**WORK INSTRUCTIONS:** Omit any picture, and return the remaining data exactly as written.

**MATERIAL SHOWN:**
________________________________________
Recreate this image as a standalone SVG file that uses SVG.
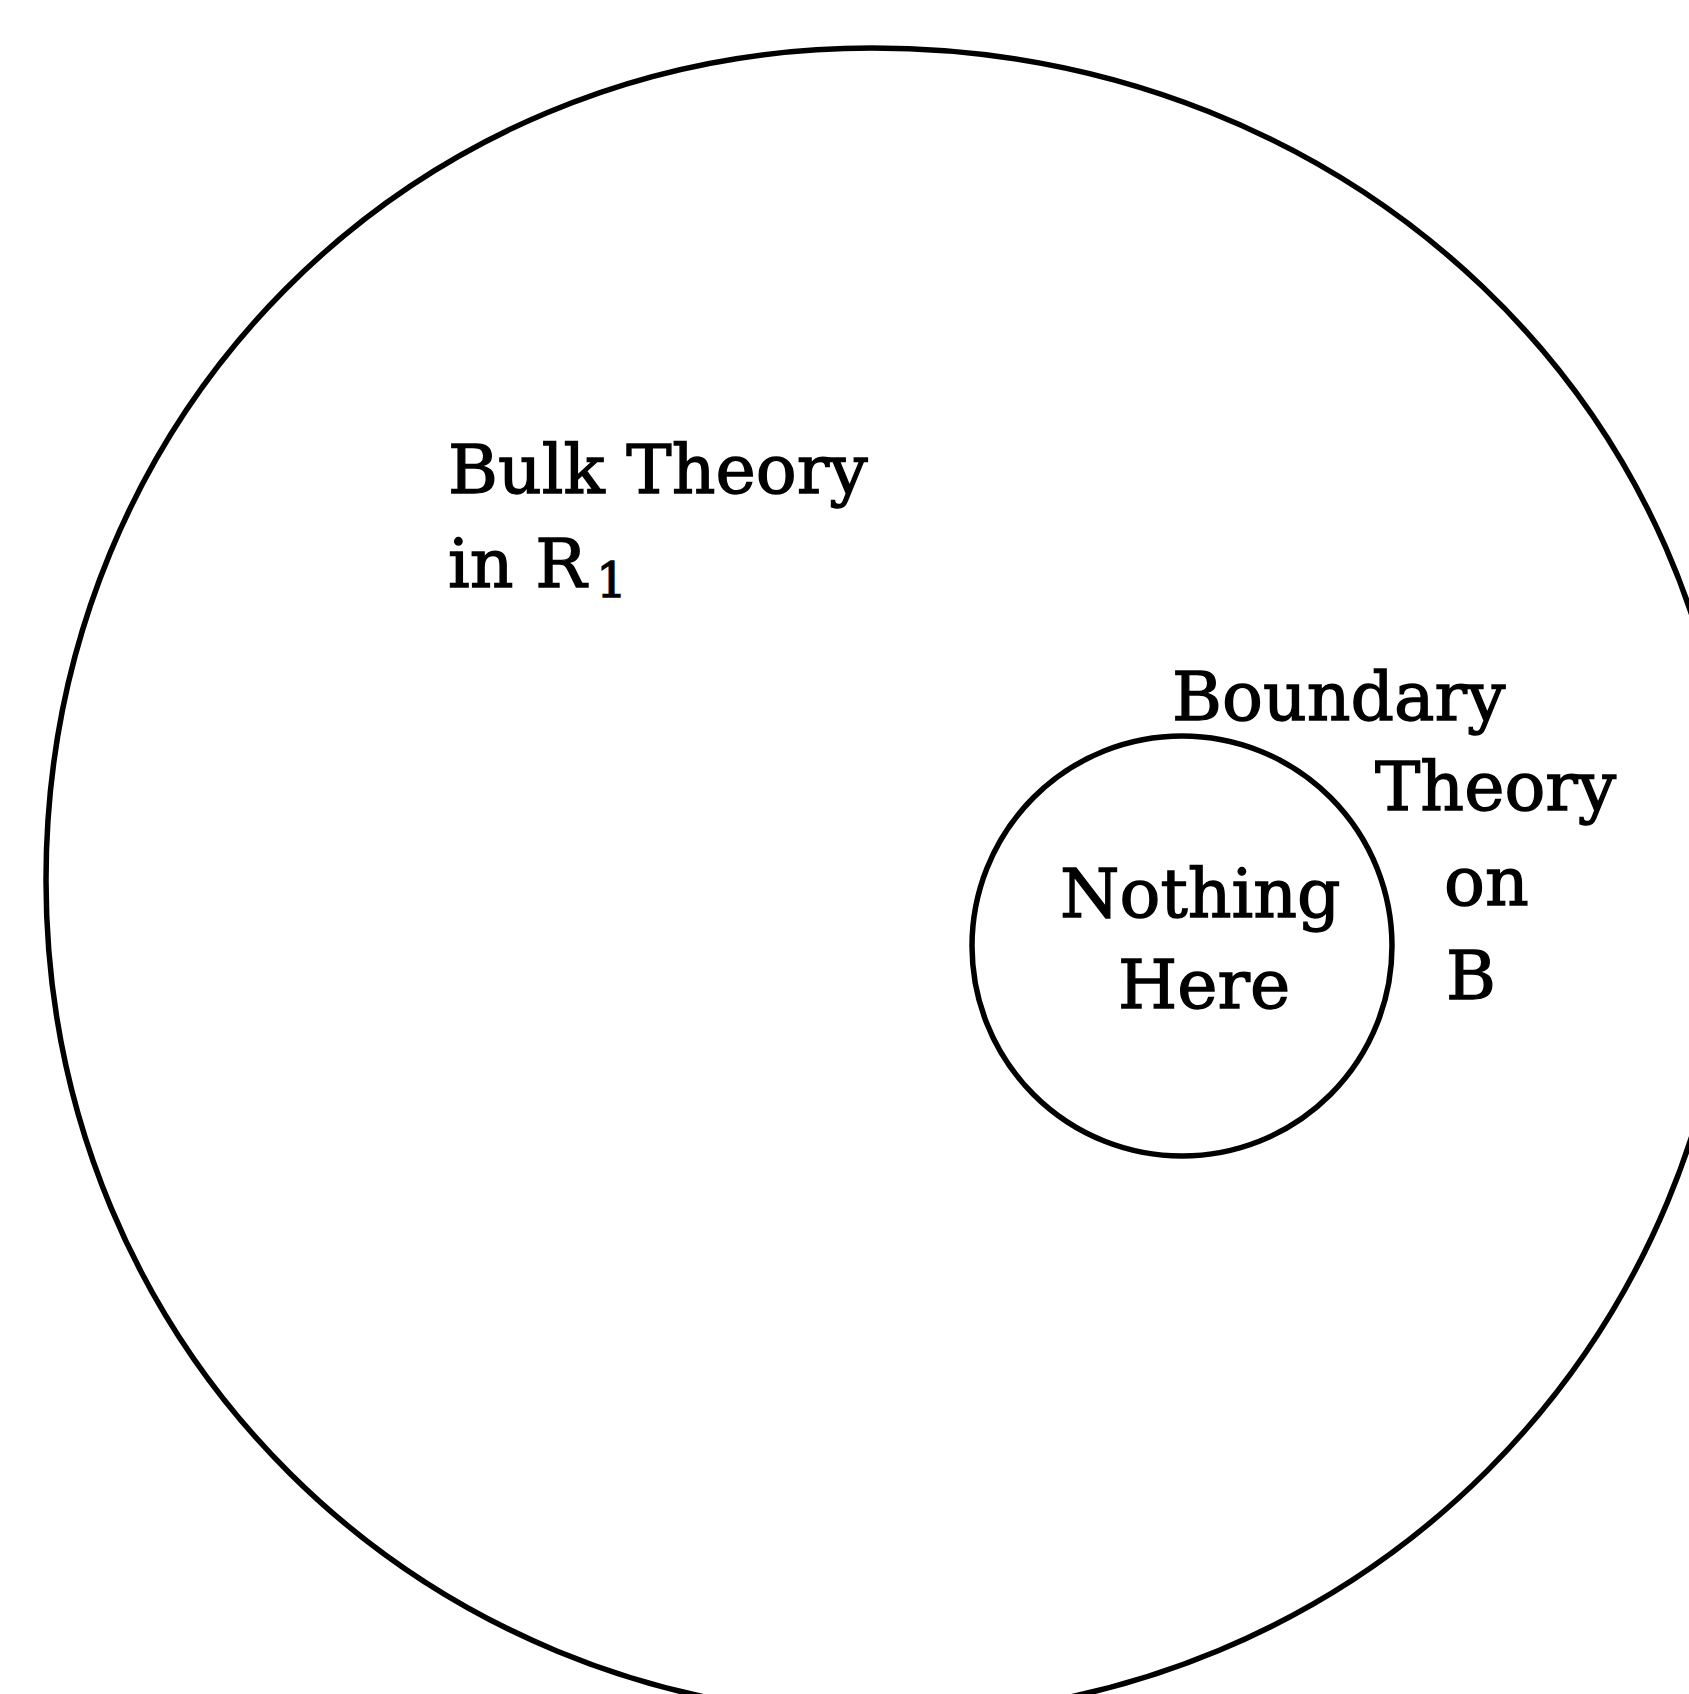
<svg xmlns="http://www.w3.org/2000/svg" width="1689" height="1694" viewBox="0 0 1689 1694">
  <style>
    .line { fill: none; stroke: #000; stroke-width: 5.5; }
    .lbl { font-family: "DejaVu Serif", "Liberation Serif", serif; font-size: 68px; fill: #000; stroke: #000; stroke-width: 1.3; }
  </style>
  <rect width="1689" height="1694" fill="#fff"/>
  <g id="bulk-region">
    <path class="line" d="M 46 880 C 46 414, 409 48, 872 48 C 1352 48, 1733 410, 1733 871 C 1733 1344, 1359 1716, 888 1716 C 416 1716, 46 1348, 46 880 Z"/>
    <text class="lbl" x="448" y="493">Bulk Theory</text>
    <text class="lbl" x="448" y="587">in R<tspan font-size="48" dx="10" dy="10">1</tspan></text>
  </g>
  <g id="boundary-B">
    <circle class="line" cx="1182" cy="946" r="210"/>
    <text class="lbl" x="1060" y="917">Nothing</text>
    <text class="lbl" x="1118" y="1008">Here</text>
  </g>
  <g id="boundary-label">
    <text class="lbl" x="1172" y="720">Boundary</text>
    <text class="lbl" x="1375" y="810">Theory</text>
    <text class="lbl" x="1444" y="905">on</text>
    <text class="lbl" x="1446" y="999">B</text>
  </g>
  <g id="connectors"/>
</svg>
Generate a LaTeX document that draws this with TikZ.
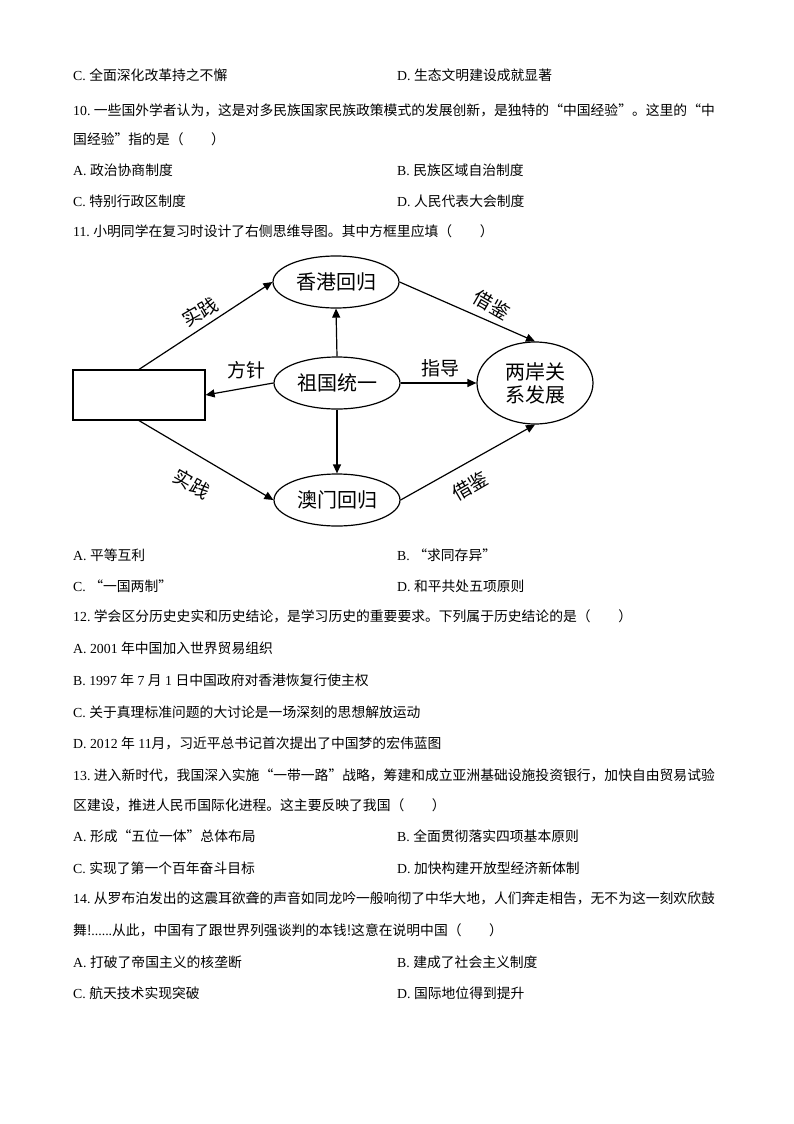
________________________________________
**SOLUTION:**
Recreate this image as a standalone SVG file that uses SVG.
<svg xmlns="http://www.w3.org/2000/svg" width="1689" height="1694" viewBox="0 0 1689 1694">
  <style>
    .line { fill: none; stroke: #000; stroke-width: 5.5; }
    .lbl { font-family: "DejaVu Serif", "Liberation Serif", serif; font-size: 68px; fill: #000; stroke: #000; stroke-width: 1.3; }
  </style>
  <rect width="1689" height="1694" fill="#fff"/>
  <g id="bulk-region">
    <path class="line" d="M 46 880 C 46 414, 409 48, 872 48 C 1352 48, 1733 410, 1733 871 C 1733 1344, 1359 1716, 888 1716 C 416 1716, 46 1348, 46 880 Z"/>
    <text class="lbl" x="448" y="493">Bulk Theory</text>
    <text class="lbl" x="448" y="587">in R<tspan font-size="48" dx="10" dy="10">1</tspan></text>
  </g>
  <g id="boundary-B">
    <circle class="line" cx="1182" cy="946" r="210"/>
    <text class="lbl" x="1060" y="917">Nothing</text>
    <text class="lbl" x="1118" y="1008">Here</text>
  </g>
  <g id="boundary-label">
    <text class="lbl" x="1172" y="720">Boundary</text>
    <text class="lbl" x="1375" y="810">Theory</text>
    <text class="lbl" x="1444" y="905">on</text>
    <text class="lbl" x="1446" y="999">B</text>
  </g>
  <g id="connectors"/>
</svg>
Generate a LaTeX document that draws this with TikZ.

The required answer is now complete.